How to use Moving Averages

Moving averages are one of the most fundamental and widely used tools in technical analysis. They help traders and investors smooth out price data, making it easier to identify the direction of a trend. Whether you’re new to trading or a seasoned market participant, understanding how to use moving averages can greatly enhance your market analysis and decision-making process.

What Are Moving Averages?

A moving average is essentially the average price of a security over a set period, calculated on a rolling basis. As each new data point (such as a daily closing price) is added, the oldest data point drops off, hence the term “moving.” The resulting line on a chart provides a smoothed representation of price movement, filtering out the day-to-day noise and revealing the underlying trend.

Types of Moving Averages

There are two primary types of moving averages you should be familiar with:

  1. Simple Moving Average (SMA)
    • Explanation: The Simple Moving Average is calculated by adding up the closing prices of a security over a specific number of periods and then dividing by that number of periods. For example, a 10-day SMA adds up the closing prices of the last 10 days and divides by 10. The result is an average that changes each day as new prices are factored in.
    • Application: The SMA is used to identify the overall direction of a trend. When the price is above the SMA, it suggests an uptrend, and when it is below, it suggests a downtrend. However, because it gives equal weight to all data points, it may be slower to respond to recent price changes.
  2. Exponential Moving Average (EMA)
    • Explanation: The Exponential Moving Average is similar to the SMA but with a key difference: it gives more weight to recent prices. This makes the EMA more responsive to new information. The calculation involves a multiplier that increases the importance of the most recent price data, ensuring the average is more sensitive to recent movements.
    • Application: The EMA is often favored by traders who need a more responsive moving average that can react more quickly to price changes. This makes it particularly useful in fast-moving markets where timing is critical.

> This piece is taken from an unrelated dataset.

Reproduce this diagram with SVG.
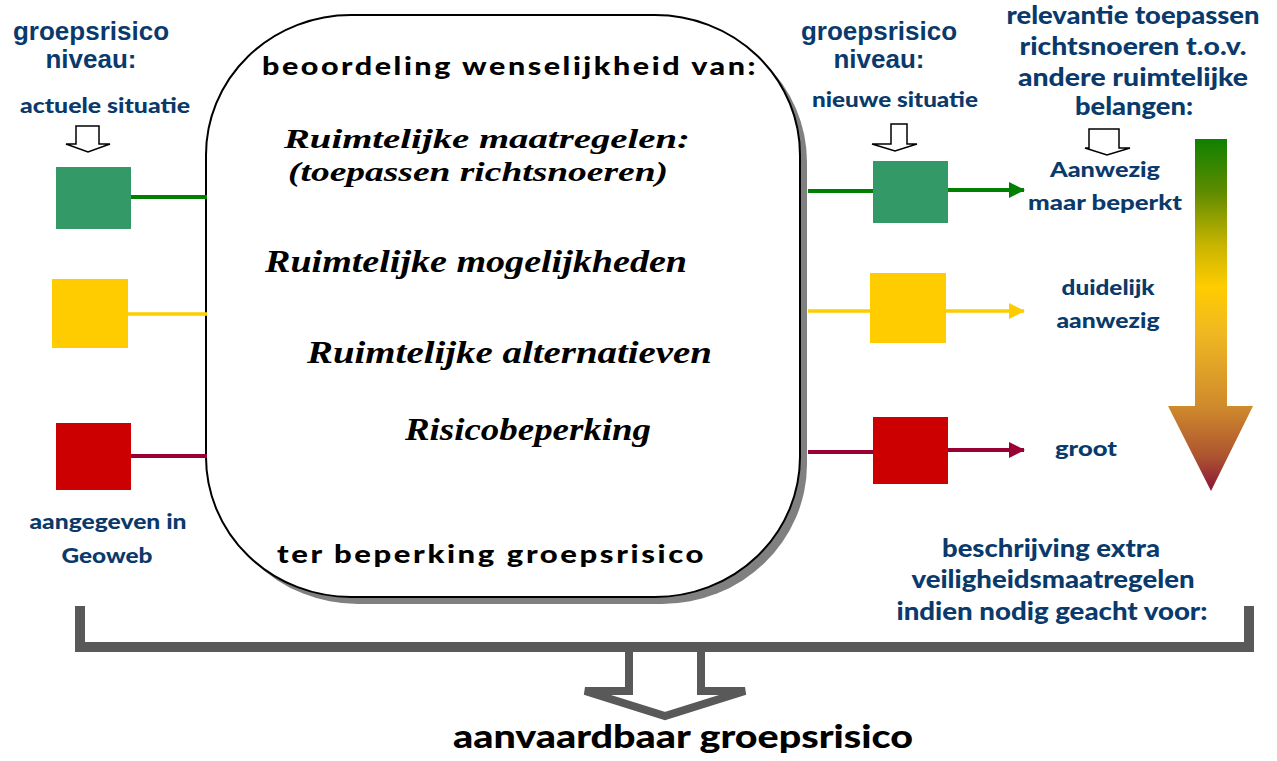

Using Moving Averages in Trading

Moving averages are versatile tools that can be used in various ways to enhance your trading strategy:

  1. Trend Identification
    • SMA for Long-Term Trends: If you’re looking to identify the long-term trend, a longer-period SMA, such as the 200-day SMA, is commonly used. When the price consistently stays above this line, it indicates a strong uptrend, while a price below suggests a downtrend.
    • EMA for Short-Term Trends: For short-term analysis, a shorter-period EMA, like the 50-day or 20-day EMA, is often used. These can help you spot changes in trend direction sooner than a longer SMA might.
  2. Crossover Signals
    • Golden Cross: This occurs when a shorter-period moving average (e.g., 50-day SMA) crosses above a longer-period moving average (e.g., 200-day SMA). It’s considered a bullish signal, suggesting that a strong upward trend may be starting.
    • Death Cross: Conversely, a death cross occurs when a shorter-period moving average crosses below a longer-period moving average. This is often seen as a bearish signal, indicating a potential downtrend.
  3. Support and Resistance
    • Dynamic Support and Resistance: Moving averages can also act as dynamic support or resistance levels. For example, in an uptrend, the price might repeatedly bounce off the 50-day EMA, indicating that this level is providing support. Similarly, in a downtrend, the same moving average might act as resistance, with the price struggling to break above it.
  4. Moving Average Envelopes
    • Explanation: Moving Average Envelopes are lines plotted at a fixed percentage above and below a moving average. They help identify overbought and oversold conditions. When the price moves outside the envelope, it may suggest that the price is stretched too far from the average and could be due for a reversal.
    • Application: Traders use these envelopes to spot potential reversal points and to gauge the strength of a trend. If the price consistently remains near the upper envelope in an uptrend, it indicates strong momentum.

Final Thoughts

Moving averages are a cornerstone of technical analysis, providing invaluable insights into market trends and potential entry or exit points. However, like any tool, they are most effective when used in conjunction with other indicators and within the broader context of market dynamics. By understanding how to use both Simple and Exponential Moving Averages, you can add a powerful dimension to your trading strategy, helping you make more informed decisions.

Glossary

  • Simple Moving Average (SMA): An average of a security’s price over a set period, giving equal weight to each data point.
  • Exponential Moving Average (EMA): A moving average that gives more weight to recent prices, making it more responsive to new data.
  • Golden Cross: A bullish signal where a shorter-period moving average crosses above a longer-period moving average.
  • Death Cross: A bearish signal where a shorter-period moving average crosses below a longer-period moving average.